De jure, the Russian-annexed Crimea is Ukraine and de facto, it is a part of Russia, but there are no expectations for the return of the peninsula, Viktor Medvedchuk, a close associate of Russian President Vladimir Putin and a participant of the humanitarian subgroup in Minsk talks, said in his interview with "Radio Liberty".
According to him, from a legal point of view, Crimea is part of Ukraine, "but de facto, unfortunately, it belongs to Russia."
Furthermore, Medvedchuk has accused Ukraine that it "pushes the peninsula away, alienating its residents" that allegedly prompted them to accept the annexation.

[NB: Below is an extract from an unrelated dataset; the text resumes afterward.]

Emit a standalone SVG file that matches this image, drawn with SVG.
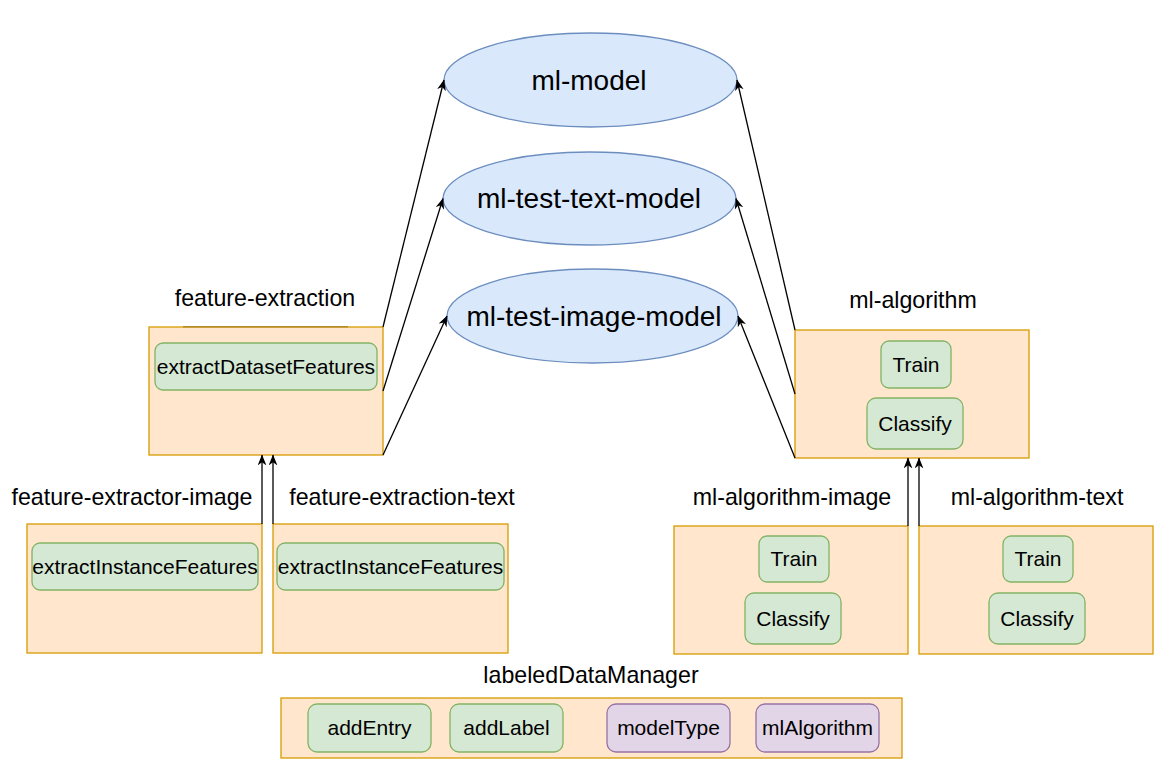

"If the authorities in Ukraine would like Crimea returned, they would not cut the electricity (from the mainland to the peninsula), not cut the water and declare an economic blockade. It would not have stopped rail transport, both freight and passenger," Medvedchuk repeats the Kremlin rhetoric.
Speaking about the Donbas occupied by pro-Russian militants, Medvedchuk said that the Ukraine should "reach consensus" directly with the leaders of the militants ("DPR" and "LPR"), because, according to him, "there is no other way for the return of these territories back."
"Well, there is one more way, but it is unrealistic. The Ukrainian army must go on the offensive and seize these territories by force. But neither Washington nor Brussels will let Ukraine do that," he stated.
Medvedchuk also said that his relationship with Putin “helps Ukraine's interests", and that the Russian President shared the position that "Donbas is part of Ukraine."
But, according to the newspaper, the journalists - who visited the demarcation line in the ATO zone near Marinka Donetsk region two days after the interview - witnessed another violation of cease-fire by militants.